» **Given request**:
Copy the data exactly; pictures stay out of the copy.

» **Stored data**:
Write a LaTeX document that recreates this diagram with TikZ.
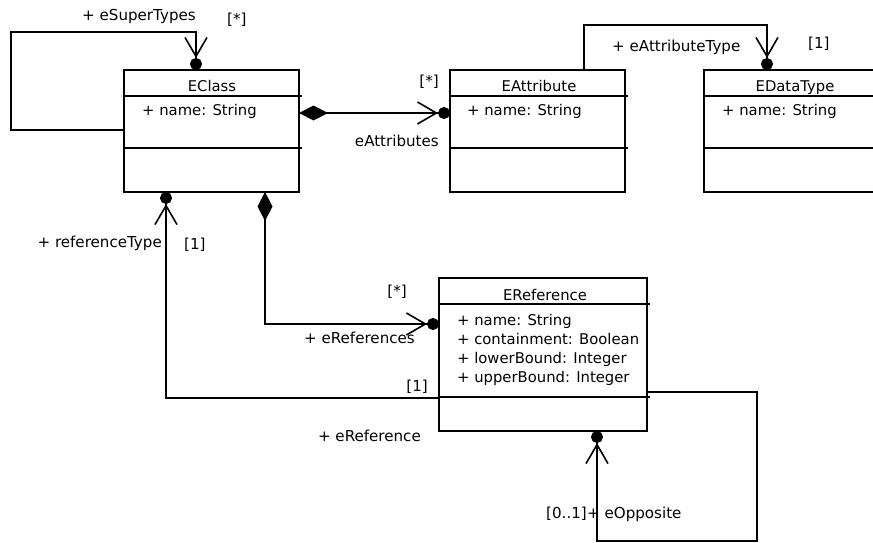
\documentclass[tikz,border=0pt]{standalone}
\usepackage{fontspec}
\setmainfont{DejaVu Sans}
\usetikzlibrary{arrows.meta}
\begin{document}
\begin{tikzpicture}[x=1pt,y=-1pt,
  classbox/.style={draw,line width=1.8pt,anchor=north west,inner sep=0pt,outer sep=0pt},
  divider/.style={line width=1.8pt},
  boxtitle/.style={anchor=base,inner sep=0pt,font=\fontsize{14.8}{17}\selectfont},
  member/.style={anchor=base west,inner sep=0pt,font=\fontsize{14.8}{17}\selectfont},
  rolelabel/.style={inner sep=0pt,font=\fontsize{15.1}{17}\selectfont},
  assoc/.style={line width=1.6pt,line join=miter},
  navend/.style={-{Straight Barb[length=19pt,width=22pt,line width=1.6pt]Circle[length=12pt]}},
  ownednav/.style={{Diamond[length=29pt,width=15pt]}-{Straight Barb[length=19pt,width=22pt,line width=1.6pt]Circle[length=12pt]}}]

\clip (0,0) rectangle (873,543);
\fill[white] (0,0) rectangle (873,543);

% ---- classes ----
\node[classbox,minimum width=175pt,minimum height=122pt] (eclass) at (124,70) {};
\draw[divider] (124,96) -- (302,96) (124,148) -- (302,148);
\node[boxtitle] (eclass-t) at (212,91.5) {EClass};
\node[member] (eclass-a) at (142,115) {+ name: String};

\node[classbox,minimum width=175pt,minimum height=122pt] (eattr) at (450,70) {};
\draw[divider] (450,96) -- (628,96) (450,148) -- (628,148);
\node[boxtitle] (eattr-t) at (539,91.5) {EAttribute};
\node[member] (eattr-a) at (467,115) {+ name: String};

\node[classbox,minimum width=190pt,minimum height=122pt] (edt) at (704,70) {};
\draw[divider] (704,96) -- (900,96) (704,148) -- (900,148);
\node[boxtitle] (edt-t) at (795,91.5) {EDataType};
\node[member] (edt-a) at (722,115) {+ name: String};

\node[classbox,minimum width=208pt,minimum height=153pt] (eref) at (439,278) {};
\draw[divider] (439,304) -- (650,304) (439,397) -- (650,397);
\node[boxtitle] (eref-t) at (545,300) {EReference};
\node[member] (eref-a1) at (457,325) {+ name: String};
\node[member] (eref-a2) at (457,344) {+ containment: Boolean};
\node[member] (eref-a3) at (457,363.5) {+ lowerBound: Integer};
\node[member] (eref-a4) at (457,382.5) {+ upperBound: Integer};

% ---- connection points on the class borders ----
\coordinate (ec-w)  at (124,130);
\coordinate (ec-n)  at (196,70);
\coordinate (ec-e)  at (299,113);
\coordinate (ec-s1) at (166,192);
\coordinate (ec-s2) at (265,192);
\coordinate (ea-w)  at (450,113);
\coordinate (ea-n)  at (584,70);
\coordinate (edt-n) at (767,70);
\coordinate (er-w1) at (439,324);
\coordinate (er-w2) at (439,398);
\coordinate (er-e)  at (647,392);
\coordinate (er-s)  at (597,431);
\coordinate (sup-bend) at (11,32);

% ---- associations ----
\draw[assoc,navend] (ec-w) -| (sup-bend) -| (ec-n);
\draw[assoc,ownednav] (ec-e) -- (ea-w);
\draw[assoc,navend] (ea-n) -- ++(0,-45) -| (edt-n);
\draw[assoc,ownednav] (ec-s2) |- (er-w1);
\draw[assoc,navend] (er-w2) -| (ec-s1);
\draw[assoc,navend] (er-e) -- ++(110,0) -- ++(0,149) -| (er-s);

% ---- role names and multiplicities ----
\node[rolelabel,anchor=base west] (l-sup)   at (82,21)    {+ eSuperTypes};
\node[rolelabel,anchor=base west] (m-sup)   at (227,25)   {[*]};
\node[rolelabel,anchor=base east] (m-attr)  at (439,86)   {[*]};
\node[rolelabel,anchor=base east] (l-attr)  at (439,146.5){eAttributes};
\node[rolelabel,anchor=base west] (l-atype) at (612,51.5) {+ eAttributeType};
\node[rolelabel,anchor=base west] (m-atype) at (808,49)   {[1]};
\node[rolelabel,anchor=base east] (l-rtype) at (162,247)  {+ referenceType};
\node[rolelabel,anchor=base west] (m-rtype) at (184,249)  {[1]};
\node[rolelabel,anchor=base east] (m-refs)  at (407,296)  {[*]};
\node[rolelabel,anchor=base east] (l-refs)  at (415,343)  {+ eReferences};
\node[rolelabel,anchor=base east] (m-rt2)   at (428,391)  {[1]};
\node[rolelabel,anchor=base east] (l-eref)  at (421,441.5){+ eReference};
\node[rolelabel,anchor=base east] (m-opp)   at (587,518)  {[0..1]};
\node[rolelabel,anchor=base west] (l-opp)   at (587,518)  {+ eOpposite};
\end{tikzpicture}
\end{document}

» **Final result**:
Write a LaTeX document that recreates this diagram with TikZ.
\documentclass[tikz,border=0pt]{standalone}
\usepackage{fontspec}
\setmainfont{DejaVu Sans}
\usetikzlibrary{arrows.meta}
\begin{document}
\begin{tikzpicture}[x=1pt,y=-1pt,
  classbox/.style={draw,line width=1.8pt,anchor=north west,inner sep=0pt,outer sep=0pt},
  divider/.style={line width=1.8pt},
  boxtitle/.style={anchor=base,inner sep=0pt,font=\fontsize{14.8}{17}\selectfont},
  member/.style={anchor=base west,inner sep=0pt,font=\fontsize{14.8}{17}\selectfont},
  rolelabel/.style={inner sep=0pt,font=\fontsize{15.1}{17}\selectfont},
  assoc/.style={line width=1.6pt,line join=miter},
  navend/.style={-{Straight Barb[length=19pt,width=22pt,line width=1.6pt]Circle[length=12pt]}},
  ownednav/.style={{Diamond[length=29pt,width=15pt]}-{Straight Barb[length=19pt,width=22pt,line width=1.6pt]Circle[length=12pt]}}]

\clip (0,0) rectangle (873,543);
\fill[white] (0,0) rectangle (873,543);

% ---- classes ----
\node[classbox,minimum width=175pt,minimum height=122pt] (eclass) at (124,70) {};
\draw[divider] (124,96) -- (302,96) (124,148) -- (302,148);
\node[boxtitle] (eclass-t) at (212,91.5) {EClass};
\node[member] (eclass-a) at (142,115) {+ name: String};

\node[classbox,minimum width=175pt,minimum height=122pt] (eattr) at (450,70) {};
\draw[divider] (450,96) -- (628,96) (450,148) -- (628,148);
\node[boxtitle] (eattr-t) at (539,91.5) {EAttribute};
\node[member] (eattr-a) at (467,115) {+ name: String};

\node[classbox,minimum width=190pt,minimum height=122pt] (edt) at (704,70) {};
\draw[divider] (704,96) -- (900,96) (704,148) -- (900,148);
\node[boxtitle] (edt-t) at (795,91.5) {EDataType};
\node[member] (edt-a) at (722,115) {+ name: String};

\node[classbox,minimum width=208pt,minimum height=153pt] (eref) at (439,278) {};
\draw[divider] (439,304) -- (650,304) (439,397) -- (650,397);
\node[boxtitle] (eref-t) at (545,300) {EReference};
\node[member] (eref-a1) at (457,325) {+ name: String};
\node[member] (eref-a2) at (457,344) {+ containment: Boolean};
\node[member] (eref-a3) at (457,363.5) {+ lowerBound: Integer};
\node[member] (eref-a4) at (457,382.5) {+ upperBound: Integer};

% ---- connection points on the class borders ----
\coordinate (ec-w)  at (124,130);
\coordinate (ec-n)  at (196,70);
\coordinate (ec-e)  at (299,113);
\coordinate (ec-s1) at (166,192);
\coordinate (ec-s2) at (265,192);
\coordinate (ea-w)  at (450,113);
\coordinate (ea-n)  at (584,70);
\coordinate (edt-n) at (767,70);
\coordinate (er-w1) at (439,324);
\coordinate (er-w2) at (439,398);
\coordinate (er-e)  at (647,392);
\coordinate (er-s)  at (597,431);
\coordinate (sup-bend) at (11,32);

% ---- associations ----
\draw[assoc,navend] (ec-w) -| (sup-bend) -| (ec-n);
\draw[assoc,ownednav] (ec-e) -- (ea-w);
\draw[assoc,navend] (ea-n) -- ++(0,-45) -| (edt-n);
\draw[assoc,ownednav] (ec-s2) |- (er-w1);
\draw[assoc,navend] (er-w2) -| (ec-s1);
\draw[assoc,navend] (er-e) -- ++(110,0) -- ++(0,149) -| (er-s);

% ---- role names and multiplicities ----
\node[rolelabel,anchor=base west] (l-sup)   at (82,21)    {+ eSuperTypes};
\node[rolelabel,anchor=base west] (m-sup)   at (227,25)   {[*]};
\node[rolelabel,anchor=base east] (m-attr)  at (439,86)   {[*]};
\node[rolelabel,anchor=base east] (l-attr)  at (439,146.5){eAttributes};
\node[rolelabel,anchor=base west] (l-atype) at (612,51.5) {+ eAttributeType};
\node[rolelabel,anchor=base west] (m-atype) at (808,49)   {[1]};
\node[rolelabel,anchor=base east] (l-rtype) at (162,247)  {+ referenceType};
\node[rolelabel,anchor=base west] (m-rtype) at (184,249)  {[1]};
\node[rolelabel,anchor=base east] (m-refs)  at (407,296)  {[*]};
\node[rolelabel,anchor=base east] (l-refs)  at (415,343)  {+ eReferences};
\node[rolelabel,anchor=base east] (m-rt2)   at (428,391)  {[1]};
\node[rolelabel,anchor=base east] (l-eref)  at (421,441.5){+ eReference};
\node[rolelabel,anchor=base east] (m-opp)   at (587,518)  {[0..1]};
\node[rolelabel,anchor=base west] (l-opp)   at (587,518)  {+ eOpposite};
\end{tikzpicture}
\end{document}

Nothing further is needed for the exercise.